As leaders we can’t be paralyzed by a fear to critique. The root of this fear is really idolatry in that our gifting is our value in the kingdom and when someone critiques it we feel devalued in the kingdom. I’m not trying to go Dr. Phil on you, but seriously why can’t I love my Christian brother and critique what he’s trying to sell me? How far does this go, am I offending someone because I didn’t buy their album?

On a twitter conversation I was having Fred McKinnon mentioned that many people’s policy is:

“If you don’t have anything nice to say, don’t say anything at all”

I agree with his assessment and know that to be the case, but it’s way off in my estimation. What a bunch of babied, insecure in the gospel, little musicians we are if we have a policy of, “hey if you don’t like every single aspect of my music and aren’t prepared to just rave over it all, then don’t say anything“.

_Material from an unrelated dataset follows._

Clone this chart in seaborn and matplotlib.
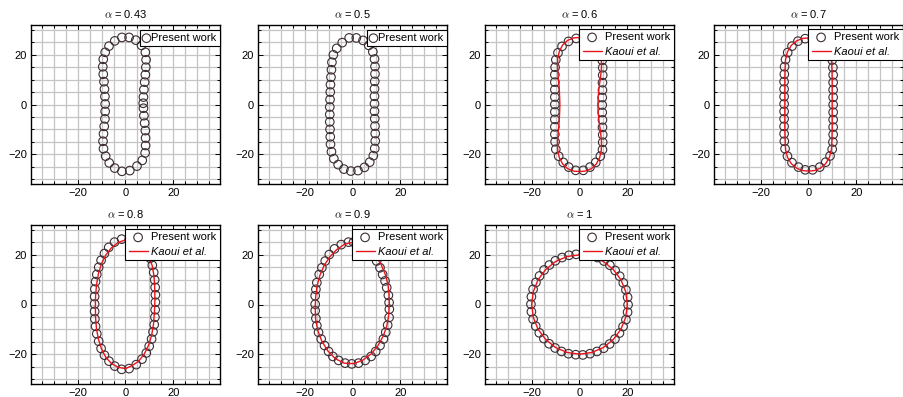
import numpy as np
import pandas as pd
import matplotlib
matplotlib.use("Agg")
import matplotlib.pyplot as plt
import seaborn as sns

# ---------------- data ----------------
alpha_labels = ["0.43", "0.5", "0.6", "0.7", "0.8", "0.9", "1"]

present_043 = [(-1.5, 27.0), (1.5, 27.0), (4.3, 25.9), (6.7, 23.8), (8.3, 21.0), (8.6, 18.0),
               (8.5, 15.0), (8.3, 12.0), (8.0, 9.0), (7.7, 6.0), (7.5, 3.0), (7.4, 0.5),
               (7.5, -1.5), (7.7, -4.5), (8.0, -7.5), (8.3, -10.5), (8.4, -13.5), (8.4, -16.5),
               (8.2, -19.5), (7.0, -22.5), (4.8, -24.8), (1.8, -26.6), (-1.5, -26.9), (-4.5, -25.6),
               (-6.8, -23.5), (-8.3, -20.8), (-9.2, -17.8), (-9.4, -14.8), (-9.2, -11.8), (-8.9, -8.8),
               (-8.6, -5.8), (-8.5, -2.8), (-8.5, 0.2), (-8.6, 3.2), (-8.8, 6.2), (-9.0, 9.2),
               (-9.3, 12.2), (-9.5, 15.2), (-9.3, 18.2), (-8.5, 21.0), (-6.9, 23.5), (-4.5, 25.6)]

present_05 = [(-1.4, 26.8), (1.6, 26.8), (4.4, 25.8), (6.8, 23.8), (8.5, 21.2), (9.2, 18.3),
              (9.4, 15.3), (9.4, 12.3), (9.3, 9.3), (9.2, 6.3), (9.2, 3.3), (9.2, 0.3),
              (9.2, -2.7), (9.3, -5.7), (9.4, -8.7), (9.5, -11.7), (9.5, -14.7), (9.3, -17.7),
              (8.7, -20.6), (7.2, -23.2), (5.0, -25.3), (2.3, -26.6), (-0.7, -26.8), (-3.6, -26.0),
              (-6.0, -24.2), (-7.8, -21.8), (-8.8, -19.0), (-9.2, -16.0), (-9.3, -13.0), (-9.4, -10.0),
              (-9.5, -7.0), (-9.5, -4.0), (-9.5, -1.0), (-9.4, 2.0), (-9.3, 5.0), (-9.2, 8.0),
              (-9.0, 11.0), (-8.8, 14.0), (-8.6, 17.0), (-8.0, 20.0), (-6.6, 22.6), (-4.3, 24.9)]

present_06 = [(-1.4, 26.6), (1.6, 26.6), (4.4, 25.4), (6.8, 23.4), (8.6, 20.8), (9.5, 17.8),
              (9.7, 14.8), (9.7, 11.8), (9.6, 8.8), (9.6, 5.8), (9.5, 2.8), (9.5, -0.2),
              (9.5, -3.2), (9.6, -6.2), (9.6, -9.2), (9.7, -12.2), (9.7, -15.2), (9.6, -18.2),
              (8.7, -20.8), (6.8, -23.3), (4.4, -25.2), (1.6, -26.5), (-1.6, -26.5), (-4.5, -25.2),
              (-6.8, -23.3), (-8.7, -20.8), (-9.9, -18.0), (-10.2, -15.0), (-10.3, -12.0), (-10.3, -9.0),
              (-10.3, -6.0), (-10.3, -3.0), (-10.3, 0.0), (-10.3, 3.0), (-10.3, 6.0), (-10.3, 9.0),
              (-10.3, 12.0), (-10.2, 15.0), (-9.9, 18.0), (-9.0, 20.8), (-7.3, 23.4), (-4.6, 25.4)]

present_07 = [(-1.4, 26.5), (1.6, 26.5), (4.5, 25.4), (7.0, 23.4), (8.8, 20.8), (9.9, 17.9),
              (10.2, 14.9), (10.3, 11.9), (10.3, 8.9), (10.3, 5.9), (10.3, 2.9), (10.3, -0.1),
              (10.3, -3.1), (10.3, -6.1), (10.3, -9.1), (10.3, -12.1), (10.2, -15.1), (9.9, -18.0),
              (9.0, -20.7), (7.2, -23.2), (4.7, -25.2), (1.7, -26.3), (-1.4, -26.3), (-4.2, -25.2),
              (-6.9, -23.4), (-8.8, -20.8), (-9.8, -17.8), (-10.1, -14.8), (-10.2, -11.8), (-10.2, -8.8),
              (-10.2, -5.8), (-10.2, -2.8), (-10.2, 0.2), (-10.2, 3.2), (-10.2, 6.2), (-10.2, 9.2),
              (-10.1, 12.2), (-10.0, 15.2), (-9.6, 18.1), (-8.7, 20.9), (-6.9, 23.5), (-4.4, 25.5)]

present_08 = [(-1.6, 26.3), (1.5, 26.2), (4.5, 25.2), (7.0, 23.5), (8.9, 21.2), (10.3, 18.6),
              (11.2, 15.8), (11.8, 12.9), (12.2, 9.9), (12.4, 6.9), (12.5, 3.9), (12.5, 0.9),
              (12.4, -2.1), (12.3, -5.1), (12.0, -8.1), (11.5, -11.0), (10.9, -13.9), (9.9, -16.8),
              (8.7, -19.5), (6.9, -22.0), (4.5, -24.2), (1.5, -25.8), (-1.6, -26.1), (-4.5, -24.8),
              (-6.9, -22.8), (-8.8, -20.4), (-10.2, -17.7), (-11.2, -14.8), (-12.0, -11.8), (-12.5, -8.8),
              (-12.8, -5.8), (-12.9, -2.8), (-12.9, 0.2), (-12.9, 3.2), (-12.8, 6.2), (-12.5, 9.2),
              (-12.0, 12.1), (-11.2, 15.0), (-10.2, 17.8), (-8.8, 20.5), (-7.0, 23.0), (-4.6, 25.1)]

present_09 = [(-1.7, 25.1), (0.4, 25.1), (3.2, 24.1), (6.0, 22.4), (8.3, 20.1), (10.1, 17.5),
              (11.5, 14.8), (12.6, 12.1), (13.6, 9.5), (14.3, 6.8), (15.0, 3.7), (15.3, 0.8),
              (15.4, -1.9), (15.3, -5.2), (14.7, -8.3), (13.9, -11.2), (12.9, -13.9), (11.5, -16.5),
              (9.7, -18.9), (7.8, -20.9), (5.3, -22.5), (2.5, -23.6), (-0.3, -23.9), (-3.1, -23.6),
              (-5.8, -22.5), (-8.2, -20.9), (-10.0, -18.9), (-11.7, -16.5), (-13.1, -13.9), (-14.2, -11.2),
              (-14.9, -8.5), (-15.3, -5.6), (-15.6, -2.5), (-15.6, 0.1), (-15.6, 3.5), (-15.3, 6.1),
              (-14.9, 8.8), (-13.9, 12.1), (-12.8, 14.8), (-11.4, 17.5), (-9.7, 20.1), (-7.5, 22.4),
              (-4.7, 24.1)]

present_1 = [(-1.4, 20.2), (1.6, 20.2), (4.6, 19.8), (7.5, 18.9), (10.2, 17.5), (12.7, 15.8),
             (14.9, 13.7), (16.8, 11.4), (18.3, 8.7), (19.4, 5.9), (20.1, 2.9), (20.3, -0.1),
             (20.1, -3.1), (19.4, -6.1), (18.2, -8.9), (16.7, -11.5), (14.8, -13.9), (12.6, -15.9),
             (10.1, -17.6), (7.3, -18.9), (4.4, -19.8), (1.4, -20.3), (-1.6, -20.2), (-4.6, -19.8),
             (-7.5, -18.9), (-10.2, -17.5), (-12.7, -15.8), (-14.9, -13.7), (-16.8, -11.4), (-18.3, -8.7),
             (-19.4, -5.9), (-20.1, -2.9), (-20.3, 0.1), (-20.1, 3.1), (-19.4, 6.1), (-18.2, 8.9),
             (-16.7, 11.5), (-14.8, 13.9), (-12.6, 15.9), (-10.1, 17.6), (-7.3, 18.9), (-4.4, 19.8)]

kaoui_06 = [(0, 27.0), (2.5, 26.8), (5.0, 25.8), (7.0, 24.0), (8.4, 21.5), (9.1, 18.5), (9.2, 15.0),
            (8.8, 11.0), (8.2, 7.0), (7.8, 3.0), (7.7, 0.0), (7.8, -3.0), (8.2, -7.0), (8.8, -11.0),
            (9.2, -15.0), (9.1, -18.5), (8.4, -21.5), (7.0, -24.0), (5.0, -25.8), (2.5, -26.8),
            (0, -27.0), (-2.5, -26.8), (-5.0, -25.8), (-7.0, -24.0), (-8.4, -21.5), (-9.1, -18.5),
            (-9.2, -15.0), (-8.9, -11.0), (-8.5, -7.0), (-8.3, -3.0), (-8.2, 0.0), (-8.3, 3.0),
            (-8.5, 7.0), (-8.9, 11.0), (-9.2, 15.0), (-9.1, 18.5), (-8.4, 21.5), (-7.0, 24.0),
            (-5.0, 25.8), (-2.5, 26.8), (0, 27.0)]

kaoui_07 = [(0, 26.8), (2.5, 26.6), (5.0, 25.6), (7.2, 23.8), (8.8, 21.2), (9.6, 18.0), (9.8, 14.0),
            (9.9, 10.0), (9.9, 5.0), (9.9, 0.0), (9.9, -5.0), (9.9, -10.0), (9.8, -14.0), (9.6, -18.0),
            (8.8, -21.2), (7.2, -23.8), (5.0, -25.6), (2.5, -26.6), (0, -26.8), (-2.5, -26.6),
            (-5.0, -25.6), (-7.2, -23.8), (-8.8, -21.2), (-9.6, -18.0), (-9.8, -14.0), (-9.9, -10.0),
            (-9.9, -5.0), (-9.9, 0.0), (-9.9, 5.0), (-9.9, 10.0), (-9.8, 14.0), (-9.6, 18.0),
            (-8.8, 21.2), (-7.2, 23.8), (-5.0, 25.6), (-2.5, 26.6), (0, 26.8)]

kaoui_08 = [(0, 26.0), (3.0, 25.5), (5.8, 24.1), (8.2, 22.0), (10.0, 19.0), (11.2, 15.5), (11.9, 11.5),
            (12.2, 7.0), (12.3, 2.0), (12.1, -3.0), (11.7, -8.0), (10.9, -12.5), (9.6, -16.5),
            (7.8, -20.0), (5.5, -22.8), (2.8, -24.6), (0, -25.8), (-3.0, -25.3), (-5.8, -23.8),
            (-8.2, -21.3), (-10.0, -18.0), (-11.3, -14.0), (-12.1, -10.0), (-12.5, -5.5), (-12.6, -1.0),
            (-12.5, 3.5), (-12.1, 8.0), (-11.3, 12.5), (-10.0, 16.5), (-8.2, 20.0), (-5.8, 22.9),
            (-3.0, 25.0), (0, 26.0)]

kaoui_09 = [(0, 25.0), (3.5, 24.3), (6.8, 22.5), (9.6, 19.6), (11.9, 16.2), (13.6, 12.4), (14.8, 8.2),
            (15.3, 4.0), (15.4, 0.0), (15.1, -4.5), (14.3, -8.8), (12.8, -12.8), (10.6, -16.6),
            (7.8, -19.9), (4.3, -22.4), (0.5, -23.8), (-3.5, -23.6), (-7.2, -21.8), (-10.3, -18.7),
            (-12.8, -14.8), (-14.5, -10.5), (-15.4, -6.0), (-15.6, -1.5), (-15.4, 3.0), (-14.8, 7.5),
            (-13.6, 11.8), (-11.8, 15.8), (-9.4, 19.3), (-6.6, 22.1), (-3.4, 24.2), (0, 25.0)]

kaoui_1 = [(20.0, 0.0), (19.3, 5.2), (17.3, 10.0), (14.1, 14.1), (10.0, 17.3), (5.2, 19.3), (0.0, 20.0),
           (-5.2, 19.3), (-10.0, 17.3), (-14.1, 14.1), (-17.3, 10.0), (-19.3, 5.2), (-20.0, 0.0),
           (-19.3, -5.2), (-17.3, -10.0), (-14.1, -14.1), (-10.0, -17.3), (-5.2, -19.3), (0.0, -20.0),
           (5.2, -19.3), (10.0, -17.3), (14.1, -14.1), (17.3, -10.0), (19.3, -5.2), (20.0, 0.0)]

present_sets = [present_043, present_05, present_06, present_07, present_08, present_09, present_1]
kaoui_sets = [None, None, kaoui_06, kaoui_07, kaoui_08, kaoui_09, kaoui_1]

# ---------------- style ----------------
sns.set_theme(style="ticks")
plt.rcParams["font.family"] = ["Liberation Sans", "DejaVu Sans"]
plt.rcParams["mathtext.fontset"] = "cm"
plt.rcParams["axes.unicode_minus"] = True
plt.rcParams["text.color"] = "black"
plt.rcParams["xtick.color"] = "black"
plt.rcParams["ytick.color"] = "black"
plt.rcParams["xtick.labelcolor"] = "black"
plt.rcParams["ytick.labelcolor"] = "black"

W, H = 904, 397
fig = plt.figure(figsize=(W / 100, H / 100), dpi=100)

col_left = [31, 258, 485, 714]
ax_w, ax_h = 189, 159
row_top = [25, 225]

for i, (lab, pres, kao) in enumerate(zip(alpha_labels, present_sets, kaoui_sets)):
    r, c = divmod(i, 4)
    left = col_left[c] / W
    bottom = 1 - (row_top[r] + ax_h) / H
    ax = fig.add_axes([left, bottom, ax_w / W, ax_h / H])

    dfp = pd.DataFrame(pres, columns=["x", "y"])
    sns.scatterplot(data=dfp, x="x", y="y", ax=ax, marker="o", s=38,
                    fc="none", ec="#3b2d33", linewidth=0.8, label="Present work", zorder=3)
    if kao is not None:
        dfk = pd.DataFrame(kao, columns=["x", "y"])
        sns.lineplot(data=dfk, x="x", y="y", ax=ax, sort=False, estimator=None,
                     color="#e8141c", lw=1.0, label="Kaoui et al.", zorder=4)

    ax.set(xlabel="", ylabel="")
    ax.set_xlim(-39.5, 39.5)
    ax.set_ylim(-32, 32)
    ax.set_xticks([-20, 0, 20])
    ax.set_yticks([-20, 0, 20])
    ax.set_xticks(np.arange(-35, 36, 5), minor=True)
    ax.set_yticks(np.arange(-30, 31, 5), minor=True)
    ax.set_axisbelow(True)
    ax.grid(which="both", color="#c4c4c4", lw=0.9)
    ax.tick_params(which="both", direction="in", top=True, right=True,
                   color="black", width=0.7, labelsize=8, pad=3, labelcolor="black")
    ax.tick_params(which="major", length=3.5)
    ax.tick_params(which="minor", length=2)
    for sp in ax.spines.values():
        sp.set_visible(True)
        sp.set_color("black")
        sp.set_linewidth(1.0)
    ax.set_title(r"$\alpha$ = " + lab, fontsize=8, pad=5, color="black")

    if kao is None:
        leg = ax.legend(loc="upper right", bbox_to_anchor=(1.0, 0.97), borderaxespad=0,
                        fontsize=8, handlelength=0.6, handletextpad=0.15, borderpad=0.3,
                        fancybox=False, framealpha=1, edgecolor="black")
    else:
        leg = ax.legend(loc="upper right", bbox_to_anchor=(1.0, 0.975), borderaxespad=0,
                        fontsize=8, handlelength=1.7, handletextpad=0.35, borderpad=0.3,
                        labelspacing=0.4, fancybox=False, framealpha=1, edgecolor="black")
        leg.get_texts()[1].set_fontstyle("italic")
    for t in leg.get_texts():
        t.set_color("black")
    leg.get_frame().set_linewidth(0.8)
    leg.set_zorder(10)

fig.savefig("out.png", dpi=100)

I’d like to point out an example of a honest review I did of a Sovereign Grace Christmas cd. I was worried how it would be received, but I thought it would be a disservice to Bob Kauflin if I didn’t review it honestly. I tried to give encouragement on what I thought was done well and honest, specific critique where I thought it was not done well. I was probably insensitive on some points and could have phrased things better. But even with that, Bob responded incredibly well, responded with grace. I don’t think Bob started questioning his value to the kingdom or thought I should live in eternal damnation. Bob correct me if I’m wrong :-)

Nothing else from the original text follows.